Supplied data:
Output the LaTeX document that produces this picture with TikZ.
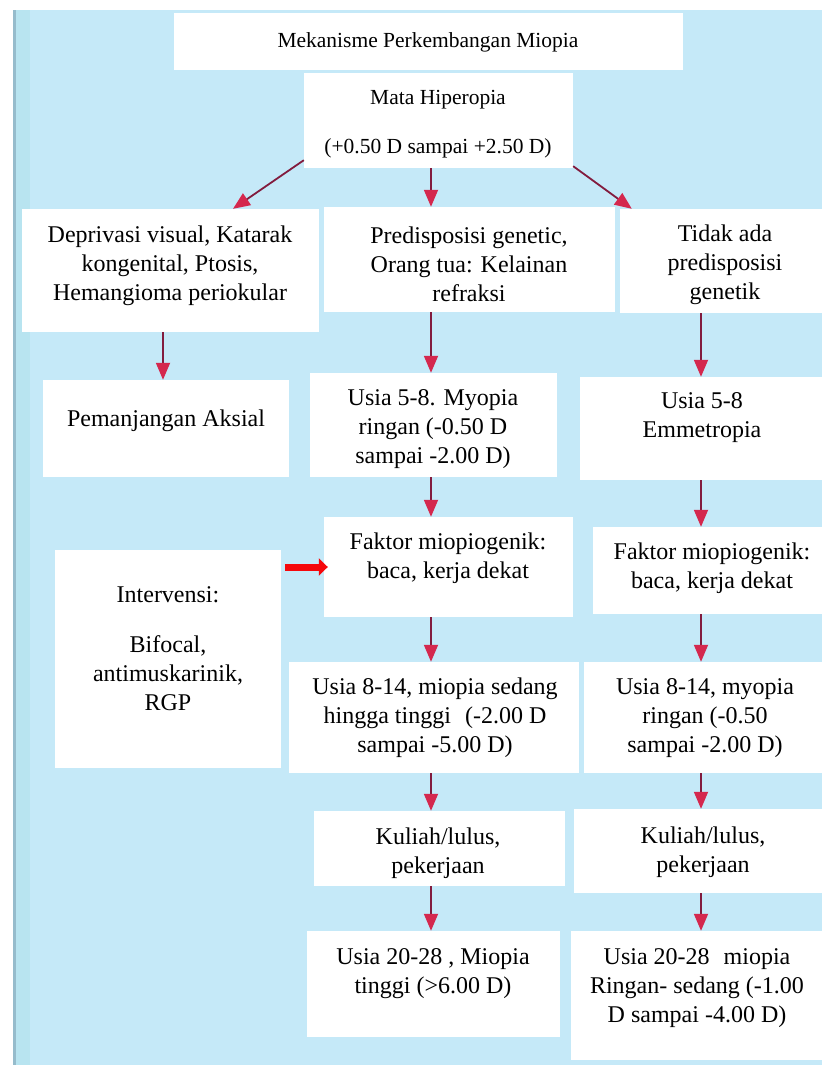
\documentclass[tikz,border=0pt]{standalone}
\usepackage{fontspec}
\setmainfont{Liberation Serif}
\usetikzlibrary{arrows.meta,fit}
\definecolor{bgblue}{RGB}{197,233,248}
\definecolor{edgeblue}{RGB}{150,188,204}
\definecolor{edgelight}{RGB}{184,228,240}
\definecolor{shaft}{RGB}{130,28,62}
\definecolor{headred}{RGB}{212,40,78}
\definecolor{bigred}{RGB}{245,8,12}
\begin{document}
\begin{tikzpicture}[x=1pt,y=-1pt,
  box/.style={fill=white,draw=none,inner sep=0pt},
  txt/.style={align=center,inner sep=0pt,font=\fontsize{24}{29}\selectfont},
  smalltxt/.style={align=center,inner sep=0pt,font=\fontsize{21.5}{25}\selectfont},
  flow/.style={draw=shaft,line width=1.8pt,-{Triangle[length=17pt,width=14pt,color=headred]}},
  push/.style={draw=bigred,line width=7pt,-{Triangle[length=9pt,width=17pt,color=bigred]}}]
\useasboundingbox (0,0) rectangle (822,1070);
% background
\fill[bgblue] (13,10) rectangle (822,1065);
\fill[edgeblue] (13,10) rectangle (16,1065);
\fill[edgelight] (16,10) rectangle (30,1065);
% column coordinates
\coordinate (c1) at (163,0);
\coordinate (c2) at (431,0);
\coordinate (c3) at (701,0);
% boxes
\node[box,fit={(174,13)(683,70)}] (title) {};
\node[box,fit={(304,73)(573,168)}] (mata) {};
\node[box,fit={(22,209)(319,332)}] (dep) {};
\node[box,fit={(324,207)(615,312)}] (pre) {};
\node[box,fit={(620,209)(830,313)}] (tid) {};
\node[box,fit={(43,380)(289,477)}] (pem) {};
\node[box,fit={(310,373)(557,477)}] (usiaa) {};
\node[box,fit={(580,377)(830,480)}] (usiab) {};
\node[box,fit={(324,517)(573,617)}] (faka) {};
\node[box,fit={(593,527)(830,614)}] (fakb) {};
\node[box,fit={(55,550)(281,768)}] (interv) {};
\node[box,fit={(289,662)(579,773)}] (usiac) {};
\node[box,fit={(584,662)(830,773)}] (usiad) {};
\node[box,fit={(314,811)(565,886)}] (kula) {};
\node[box,fit={(574,809)(830,893)}] (kulb) {};
\node[box,fit={(307,931)(560,1037)}] (usiae) {};
\node[box,fit={(571,931)(830,1060)}] (usiaf) {};
% texts
\node[smalltxt] (titlet) at (428,42) {Mekanisme Perkembangan Miopia};
\node[smalltxt] (matat) at (438,124) {Mata Hiperopia\\[24pt](+0.50 D sampai +2.50 D)};
\node[txt] (dept) at (170,266) {Deprivasi visual, Katarak\\kongenital, Ptosis,\\Hemangioma periokular};
\node[txt] (pret) at (469,264) {Predisposisi genetic,\\Orang tua: Kelainan\\refraksi};
\node[txt] (tidt) at (725,265) {Tidak ada\\predisposisi\\genetik};
\node[txt] (pemt) at (166,421) {Pemanjangan Aksial};
\node[txt] (usiaat) at (433,429) {Usia 5-8. Myopia\\ringan (-0.50 D\\sampai -2.00 D)};
\node[txt] (usiabt) at (702,418) {Usia 5-8\\Emmetropia};
\node[txt] (fakat) at (448,558) {Faktor miopiogenik:\\baca, kerja dekat};
\node[txt] (fakbt) at (712,568) {Faktor miopiogenik:\\baca, kerja dekat};
\node[txt] (intervt) at (168,649) {Intervensi:\\[21pt]Bifocal,\\antimuskarinik,\\RGP};
\node[txt] (usiact) at (435,718) {Usia 8-14, miopia sedang\\hingga tinggi\hspace{14pt}(-2.00 D\\sampai -5.00 D)};
\node[txt] (usiadt) at (705,718) {Usia 8-14, myopia\\ringan (-0.50\\sampai -2.00 D)};
\node[txt] (kulat) at (438,853) {Kuliah/lulus,\\pekerjaan};
\node[txt] (kulbt) at (703,852) {Kuliah/lulus,\\pekerjaan};
\node[txt] (usiaet) at (433,974) {Usia 20-28 , Miopia\\tinggi (>6.00 D)};
\node[txt] (usiaft) at (697,988) {Usia 20-28\hspace{8pt} miopia\\Ringan- sedang (-1.00\\D sampai -4.00 D)};
% connectors
\draw[flow] ([yshift=8pt]mata.south west) -- ([xshift=62.5pt]dep.north);
\draw[flow] (mata.south -| c2) -- (pre.north -| c2);
\draw[flow] ([yshift=2pt]mata.south east) -- ([xshift=12pt]tid.north west);
\draw[flow] (dep.south -| c1) -- (pem.north -| c1);
\draw[flow] (pre.south -| c2) -- (usiaa.north -| c2);
\draw[flow] (tid.south -| c3) -- (usiab.north -| c3);
\draw[flow] (usiaa.south -| c2) -- (faka.north -| c2);
\draw[flow] (usiab.south -| c3) -- (fakb.north -| c3);
\draw[flow] (faka.south -| c2) -- (usiac.north -| c2);
\draw[flow] (fakb.south -| c3) -- (usiad.north -| c3);
\draw[flow] (usiac.south -| c2) -- (kula.north -| c2);
\draw[flow] (usiad.south -| c3) -- (kulb.north -| c3);
\draw[flow] (kula.south -| c2) -- (usiae.north -| c2);
\draw[flow] (kulb.south -| c3) -- (usiaf.north -| c3);
\draw[push] ([xshift=4pt]interv.east |- faka.west) -- ([xshift=4pt]faka.west);
\end{tikzpicture}
\end{document}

Directive: Every line above should be returned exactly; the pictures stay out.

Response to the exercise:
Output the LaTeX document that produces this picture with TikZ.
\documentclass[tikz,border=0pt]{standalone}
\usepackage{fontspec}
\setmainfont{Liberation Serif}
\usetikzlibrary{arrows.meta,fit}
\definecolor{bgblue}{RGB}{197,233,248}
\definecolor{edgeblue}{RGB}{150,188,204}
\definecolor{edgelight}{RGB}{184,228,240}
\definecolor{shaft}{RGB}{130,28,62}
\definecolor{headred}{RGB}{212,40,78}
\definecolor{bigred}{RGB}{245,8,12}
\begin{document}
\begin{tikzpicture}[x=1pt,y=-1pt,
  box/.style={fill=white,draw=none,inner sep=0pt},
  txt/.style={align=center,inner sep=0pt,font=\fontsize{24}{29}\selectfont},
  smalltxt/.style={align=center,inner sep=0pt,font=\fontsize{21.5}{25}\selectfont},
  flow/.style={draw=shaft,line width=1.8pt,-{Triangle[length=17pt,width=14pt,color=headred]}},
  push/.style={draw=bigred,line width=7pt,-{Triangle[length=9pt,width=17pt,color=bigred]}}]
\useasboundingbox (0,0) rectangle (822,1070);
% background
\fill[bgblue] (13,10) rectangle (822,1065);
\fill[edgeblue] (13,10) rectangle (16,1065);
\fill[edgelight] (16,10) rectangle (30,1065);
% column coordinates
\coordinate (c1) at (163,0);
\coordinate (c2) at (431,0);
\coordinate (c3) at (701,0);
% boxes
\node[box,fit={(174,13)(683,70)}] (title) {};
\node[box,fit={(304,73)(573,168)}] (mata) {};
\node[box,fit={(22,209)(319,332)}] (dep) {};
\node[box,fit={(324,207)(615,312)}] (pre) {};
\node[box,fit={(620,209)(830,313)}] (tid) {};
\node[box,fit={(43,380)(289,477)}] (pem) {};
\node[box,fit={(310,373)(557,477)}] (usiaa) {};
\node[box,fit={(580,377)(830,480)}] (usiab) {};
\node[box,fit={(324,517)(573,617)}] (faka) {};
\node[box,fit={(593,527)(830,614)}] (fakb) {};
\node[box,fit={(55,550)(281,768)}] (interv) {};
\node[box,fit={(289,662)(579,773)}] (usiac) {};
\node[box,fit={(584,662)(830,773)}] (usiad) {};
\node[box,fit={(314,811)(565,886)}] (kula) {};
\node[box,fit={(574,809)(830,893)}] (kulb) {};
\node[box,fit={(307,931)(560,1037)}] (usiae) {};
\node[box,fit={(571,931)(830,1060)}] (usiaf) {};
% texts
\node[smalltxt] (titlet) at (428,42) {Mekanisme Perkembangan Miopia};
\node[smalltxt] (matat) at (438,124) {Mata Hiperopia\\[24pt](+0.50 D sampai +2.50 D)};
\node[txt] (dept) at (170,266) {Deprivasi visual, Katarak\\kongenital, Ptosis,\\Hemangioma periokular};
\node[txt] (pret) at (469,264) {Predisposisi genetic,\\Orang tua: Kelainan\\refraksi};
\node[txt] (tidt) at (725,265) {Tidak ada\\predisposisi\\genetik};
\node[txt] (pemt) at (166,421) {Pemanjangan Aksial};
\node[txt] (usiaat) at (433,429) {Usia 5-8. Myopia\\ringan (-0.50 D\\sampai -2.00 D)};
\node[txt] (usiabt) at (702,418) {Usia 5-8\\Emmetropia};
\node[txt] (fakat) at (448,558) {Faktor miopiogenik:\\baca, kerja dekat};
\node[txt] (fakbt) at (712,568) {Faktor miopiogenik:\\baca, kerja dekat};
\node[txt] (intervt) at (168,649) {Intervensi:\\[21pt]Bifocal,\\antimuskarinik,\\RGP};
\node[txt] (usiact) at (435,718) {Usia 8-14, miopia sedang\\hingga tinggi\hspace{14pt}(-2.00 D\\sampai -5.00 D)};
\node[txt] (usiadt) at (705,718) {Usia 8-14, myopia\\ringan (-0.50\\sampai -2.00 D)};
\node[txt] (kulat) at (438,853) {Kuliah/lulus,\\pekerjaan};
\node[txt] (kulbt) at (703,852) {Kuliah/lulus,\\pekerjaan};
\node[txt] (usiaet) at (433,974) {Usia 20-28 , Miopia\\tinggi (>6.00 D)};
\node[txt] (usiaft) at (697,988) {Usia 20-28\hspace{8pt} miopia\\Ringan- sedang (-1.00\\D sampai -4.00 D)};
% connectors
\draw[flow] ([yshift=8pt]mata.south west) -- ([xshift=62.5pt]dep.north);
\draw[flow] (mata.south -| c2) -- (pre.north -| c2);
\draw[flow] ([yshift=2pt]mata.south east) -- ([xshift=12pt]tid.north west);
\draw[flow] (dep.south -| c1) -- (pem.north -| c1);
\draw[flow] (pre.south -| c2) -- (usiaa.north -| c2);
\draw[flow] (tid.south -| c3) -- (usiab.north -| c3);
\draw[flow] (usiaa.south -| c2) -- (faka.north -| c2);
\draw[flow] (usiab.south -| c3) -- (fakb.north -| c3);
\draw[flow] (faka.south -| c2) -- (usiac.north -| c2);
\draw[flow] (fakb.south -| c3) -- (usiad.north -| c3);
\draw[flow] (usiac.south -| c2) -- (kula.north -| c2);
\draw[flow] (usiad.south -| c3) -- (kulb.north -| c3);
\draw[flow] (kula.south -| c2) -- (usiae.north -| c2);
\draw[flow] (kulb.south -| c3) -- (usiaf.north -| c3);
\draw[push] ([xshift=4pt]interv.east |- faka.west) -- ([xshift=4pt]faka.west);
\end{tikzpicture}
\end{document}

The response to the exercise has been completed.